The workflow keeps the arithmetic transparent and keeps product judgement out of the quantity result.
Worked Australian Examples
| Situation | Inputs | Output reading | Practical note |
|---|---|---|---|
| Heavy-duty conduit route | 14 m, 8 m and 6 m plus 3 m bend allowance, 10% waste and 4 m unit length. | 34.10 m order length and 9 lengths. | Bend allowance is visible before waste. |
| Short branch | 9.5 m route, no bend allowance, 5% waste and 4 m unit length. | 9.98 m order length and 3 lengths. | Surplus length appears because of whole units. |
| Plant room route | Multiple route sections with a larger bend allowance. | Higher base length and unit count. | Confirm route detail before ordering. |
These examples use metric lengths and Australian estimating language. They do not confirm conduit fill, installation method or product suitability.
Boundary With Related Tools
Use the conduit capacity calculator when the question is cable area compared with an entered conduit capacity. Use the cable tray quantity calculator when the containment is tray rather than conduit. Use the quote worksheet boundaries guide when the issue is commercial scope rather than quantity arithmetic.

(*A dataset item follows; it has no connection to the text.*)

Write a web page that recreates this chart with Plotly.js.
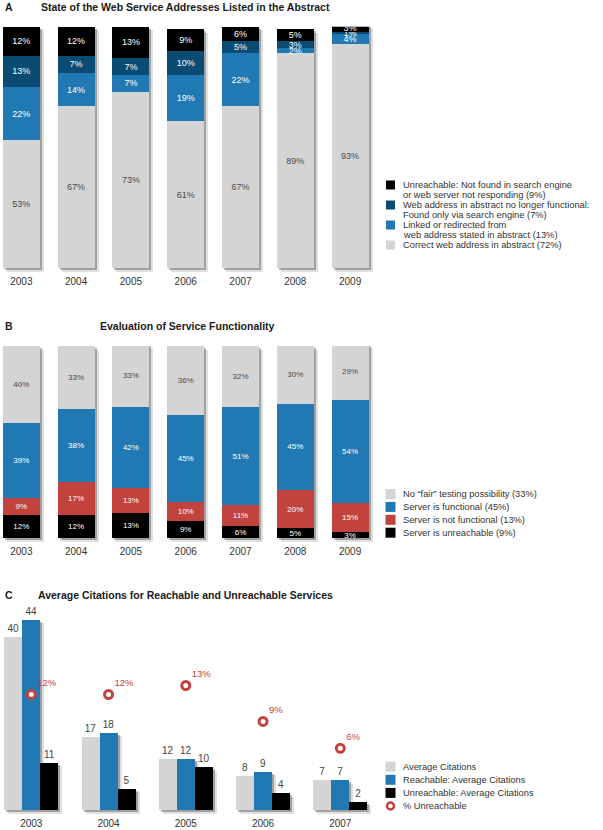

| Task | Use this page? | Better route when not this page |
|---|---|---|
| Estimate conduit order length and unit count. | Yes. | Not applicable. |
| Check cable area against entered conduit capacity. | No. | Conduit capacity calculator. |
| Estimate tray quantity. | No. | Cable tray quantity calculator. |
| Explain commercial quote scope. | No. | Quote worksheet boundaries guide. |
Australian Estimating Boundary
Conduit quantity is a material takeoff worksheet. Project drawings, site measurements, manufacturer data, installation method, wiring-system requirements and competent review can override the row. Do not use the unit count as evidence that the conduit is suitable for the cable group or environment.
Keep the exported record with the drawing revision, route assumption, bend allowance basis and supplier unit length. Recalculate when the route, product length or waste basis changes.
Stop Points
- The conduit description does not identify the product row.
- The route length source is unclear.
- Bend allowance is guessed without a project basis.
- Supplier unit length is unknown.
- Conduit fill, support or wiring-system suitability is the real question.
- The quantity row is being used as an installation suitability decision.
Heavy-duty conduit route
A conduit route is measured in three sections with a separate bend allowance.
- Reference
- CONDUIT-1
- Conduit
- 25 mm heavy-duty conduit
- Route
- 14 m + 8 m + 6 m
- Bend allowance
- 3 m
- Order length34.1 m
- Unit count9
- Surplus1.9 m
34.1 m order length from entered route, bend and waste values.
The unit count follows from the rounded-up order length and should stay tied to the route and bend basis.
- Route lengths are entered takeoff values.
- Bend allowance is entered by the user.
- Conduit fill and wiring-system suitability remain separate.
Short conduit branch
A short branch route is checked with no separate bend allowance.
- Reference
- CONDUIT-BRANCH
- Conduit
- 20 mm medium-duty conduit
- Route
- 9.5 m + 0 m
- Bend allowance
- 0 m
- Order length9.98 m
- Unit count3
- Surplus2.03 m
9.98 m order length from entered route, bend and waste values.
The estimate rounds up to whole conduit lengths and exposes surplus length for takeoff review.
- Blank optional rows are zero.
- The result is a quantity record only.
- Product, fill and support requirements remain outside this calculator.